Not far from the coasts of California and Alaska, three newly discovered species of sea spiders thrive where methane escapes from the ocean floor.
Far from being hostile to this greenhouse gas, these tiny creatures measuring barely half an inch (1 cm) indirectly consume it through a unique biological partnership. At these depths, life doesn't depend on the Sun but on gases released by sediments. Researchers discovered that sea spiders of the Sericosura genus host bacteria on their shells that transform methane into nutrients.

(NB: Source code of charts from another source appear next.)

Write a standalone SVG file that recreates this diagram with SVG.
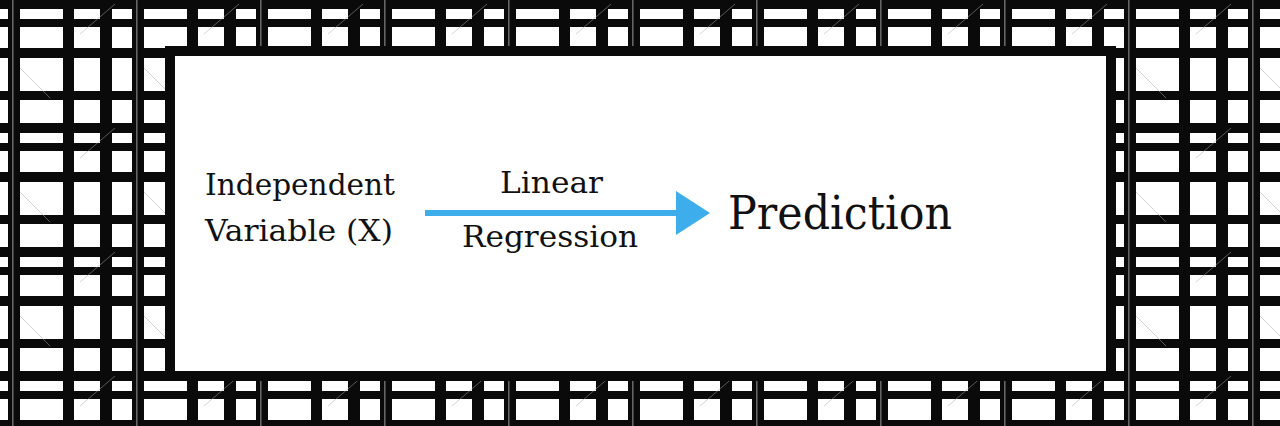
<svg xmlns="http://www.w3.org/2000/svg" width="1280" height="426" viewBox="0 0 1280 426">
  <defs>
    <pattern id="grid" patternUnits="userSpaceOnUse" x="20" y="-66" width="124" height="124">
      <rect width="124" height="124" fill="#ffffff"/>
      <g fill="#0a0a0a">
        <rect x="43" y="0" width="11" height="124"/>
        <rect x="80" y="0" width="12" height="124"/>
        <rect x="112" y="0" width="12" height="124"/>
        <rect x="0" y="33" width="124" height="9"/>
        <rect x="0" y="65" width="124" height="10"/>
        <rect x="0" y="85" width="124" height="8"/>
        <rect x="0" y="114" width="124" height="10"/>
      </g>
      <rect x="116.5" y="0" width="0.8" height="124" fill="#bdbdbd"/>
      <path d="M0 10 L30 40 M60 100 L95 70" stroke="#a8a8a8" stroke-width="1" fill="none" opacity="0.5"/>
    </pattern>
    <style>
      .t { font-family: "DejaVu Serif", "Liberation Serif", serif; fill: #111111; }
      .s { font-size: 30px; }
      .big { font-size: 46px; }
    </style>
  </defs>

  <g id="background">
    <rect x="0" y="0" width="1280" height="426" fill="url(#grid)"/>
  </g>

  <g id="frame">
    <rect x="170" y="51" width="941" height="325" fill="#ffffff" stroke="#0a0a0a" stroke-width="10"/>
  </g>

  <g id="node-input">
    <text class="t s" x="205" y="195" textLength="190" lengthAdjust="spacingAndGlyphs">Independent</text>
    <text class="t s" x="205" y="241" textLength="188" lengthAdjust="spacingAndGlyphs">Variable (X)</text>
  </g>

  <g id="connectors">
    <line x1="425" y1="213" x2="679" y2="213" stroke="#3daeeb" stroke-width="6"/>
    <polygon points="676,191 710,213 676,235" fill="#3daeeb"/>
    <text class="t s" x="500" y="193" textLength="103" lengthAdjust="spacingAndGlyphs">Linear</text>
    <text class="t s" x="462" y="247" textLength="176" lengthAdjust="spacingAndGlyphs">Regression</text>
  </g>

  <g id="node-output">
    <text class="t big" x="728" y="229" textLength="224" lengthAdjust="spacingAndGlyphs">Prediction</text>
  </g>
</svg>
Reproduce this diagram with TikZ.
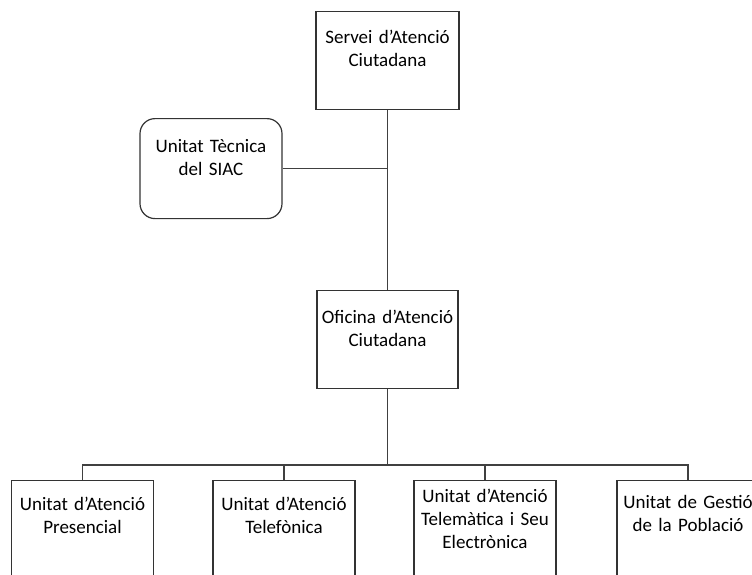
\documentclass[tikz,border=0pt]{standalone}
\usepackage{fontspec}
\setmainfont{Carlito}
\begin{document}
\begin{tikzpicture}[x=1pt,y=-1pt,
  box/.style={draw=black!80, line width=1.2pt, fill=white, inner sep=0pt, anchor=north,
    align=center, text width=#1, font=\fontsize{19}{23}\selectfont},
  box/.default=142pt,
  conn/.style={draw=black!75, line width=1.1pt}]
\useasboundingbox (0,0) rectangle (752,574);
\clip (0,0) rectangle (752,574);
\fill[white] (0,0) rectangle (752,574);

% top
\node[box=143pt, text height=32pt, text depth=66pt] (svc) at (387.5,11) {Servei d’Atenció\\Ciutadana};
\node[box, rounded corners=15pt, text height=34pt, text depth=66pt] (utec) at (211,118) {Unitat Tècnica\\del SIAC};
\node[box=141pt, text height=33pt, text depth=65pt] (oac) at (387.5,290) {Oficina d’Atenció\\Ciutadana};

% bottom
\node[box, text height=30pt, text depth=80pt] (b1) at (82.5,480) {Unitat d’Atenció\\Presencial};
\node[box, text height=30pt, text depth=80pt] (b2) at (284,480) {Unitat d’Atenció\\Telefònica};
\node[box, text height=22pt, text depth=88pt] (b3) at (485,480) {Unitat d’Atenció\\Telemàtica i Seu\\Electrònica};
\node[box, text height=28pt, text depth=82pt] (b4) at (688,480) {Unitat de Gestió\\de la Població};

% connectors
\coordinate (j1) at (svc.south |- utec.east);
\coordinate (bus) at (oac.south |- 0,465);
\draw[conn] (svc.south) -- (oac.north);
\draw[conn] (utec.east) -- (j1);
\draw[conn] (oac.south) -- (bus);
\draw[conn] (b1.north) |- (bus);
\draw[conn] (b2.north) |- (bus);
\draw[conn] (b3.north) |- (bus);
\draw[conn] (b4.north) |- (bus);
\end{tikzpicture}
\end{document}
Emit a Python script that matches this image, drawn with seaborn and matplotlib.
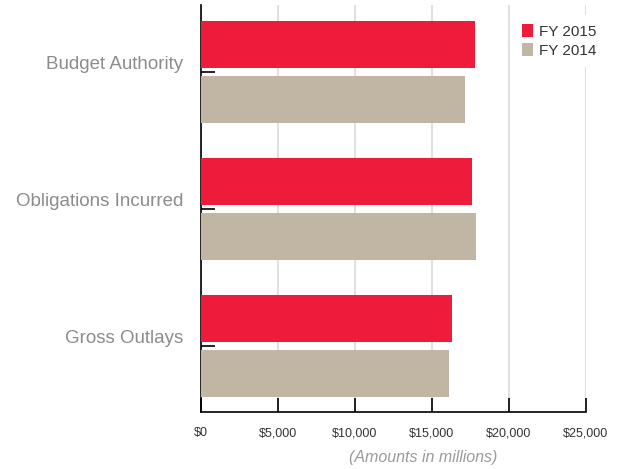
import matplotlib
matplotlib.use("Agg")
import matplotlib.pyplot as plt
import matplotlib.transforms as mtransforms
import seaborn as sns
import pandas as pd

categories = ["Budget Authority", "Obligations Incurred", "Gross Outlays"]
fy2015 = [17800, 17600, 16300]
fy2014 = [17150, 17850, 16100]
series_names = ["FY 2015", "FY 2014"]
xticks = [0, 5000, 10000, 15000, 20000, 25000]
xtick_labels = ["$0", "$5,000", "$10,000", "$15,000", "$20,000", "$25,000"]

df = pd.DataFrame({
    "category": categories * 2,
    "value": fy2015 + fy2014,
    "series": [series_names[0]] * 3 + [series_names[1]] * 3,
})

sns.set_theme(style="white")
plt.rcParams["font.family"] = ["Liberation Sans", "DejaVu Sans"]

fig = plt.figure(figsize=(6.18, 4.69), dpi=100)
ax = fig.add_axes([201 / 618, 1 - 412 / 469, 385 / 618, 407 / 469])

palette = {"FY 2015": "#EE1B3B", "FY 2014": "#C1B6A4"}
sns.barplot(data=df, y="category", x="value", hue="series", orient="h",
            palette=palette, width=0.8, gap=0.14, ax=ax, saturation=1,
            edgecolor="none", linewidth=0, zorder=3)

ax.set_xlim(0, 25000)
ax.set_ylim(2.48, -0.49)
ax.set_xticks(xticks)
ax.set_xticklabels(xtick_labels, fontsize=9, color="#333333")
ax.set_yticks(range(len(categories)))
ax.set_yticklabels(categories, fontsize=13.5, color="#8c8c8c")
ax.set_ylabel("")
ax.set_xlabel("(Amounts in millions)", fontsize=11.5, color="#9a9a9a",
              style="italic")
ax.xaxis.set_label_coords(0.578, -0.094)

ax.tick_params(axis="x", direction="in", length=10, width=1.2, color="black",
               pad=11, bottom=True)
ax.tick_params(axis="y", direction="in", length=10, width=1.2, color="black",
               pad=13, left=True)

offset = mtransforms.ScaledTranslation(0, 0.1, fig.dpi_scale_trans)
for lbl in ax.get_yticklabels():
    lbl.set_transform(lbl.get_transform() + offset)

for s in ["top", "right"]:
    ax.spines[s].set_visible(False)
for s in ["left", "bottom"]:
    ax.spines[s].set_visible(True)
    ax.spines[s].set_color("black")
    ax.spines[s].set_linewidth(1.2)

ax.grid(axis="x", color="#e2e0dc", linewidth=1.5, zorder=0)
ax.set_axisbelow(True)

leg = ax.legend(loc="upper left", bbox_to_anchor=(0.81, 0.976), frameon=True,
                fontsize=11, handlelength=0.75, handleheight=0.9,
                handletextpad=0.35, labelspacing=0.3, borderpad=0.6,
                borderaxespad=0)
leg.get_frame().set_facecolor("white")
leg.get_frame().set_edgecolor("none")
leg.get_frame().set_alpha(1)
for t in leg.get_texts():
    t.set_color("#333333")

fig.savefig("out.png", dpi=100)
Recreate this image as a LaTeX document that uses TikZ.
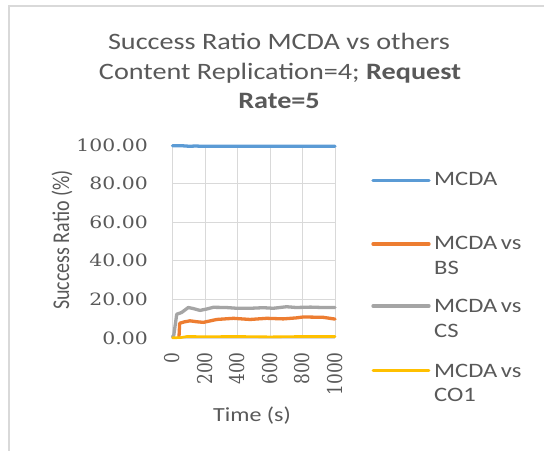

The males carry the spider eggs, also ensuring the transmission of nutritious bacteria. Credit: Shana Goffredi/PNAS
Thanks to this intimate pact, the spiders don't need to capture prey. They simply graze on the bacteria that colonize their own exoskeleton. A behavior never observed before in these animals, according to the team led by Shana Goffredi, a biologist at Occidental College in Los Angeles.
Unlike their predatory cousins, these spiders have neither hooks nor specialized appendages to trap other invertebrates. Their survival tools are on their very bodies: a miniature farm, constantly regenerated by methane bubbles emerging from the seafloor. Isotopic analysis of tissues confirms that carbon from methane is indeed integrated into their diet.
The reproduction of these sea spiders reveals another aspect of their intimate association with bacteria. In these species, females release their eggs through tiny openings at the "knees." Males immediately collect them and carefully wrap them around their legs, forming protective biological bracelets.
During incubation, the eggs remain in close contact with the male's exoskeleton, already colonized by methanotrophic bacteria. This direct exposure allows the young spiders, still inside their eggs, to be introduced very early to their future food sources.
Once hatched, the larvae inherit not only genes but also useful microbes, like a living legacy. These pioneer bacteria, already adapted to the methanotrophic lifestyle, immediately settle on the young exoskeletons, providing them with nourishment from their first moments.
This vertical microbial transfer, from father to offspring, had never been observed in sea spiders. It could provide a new model for studying microbiome inheritance in other animals, including humans.
This symbiosis, already known in tube worms or sponges, takes on a novel form in an arthropod here. Nicole Dubilier, a microbiologist at the Max Planck Institute, highlights the precision of this partnership: even though most bacteria are consumed, their reproduction continues thanks to this stable balance.
Researchers believe these species play an important role in capturing underwater methane, potentially preventing its release into the atmosphere. This reinforces the idea that ocean depths harbor natural climate regulation mechanisms.
The discovery highlights the extreme localization of deep-sea ecosystems. Each species appears attached to a very specific area.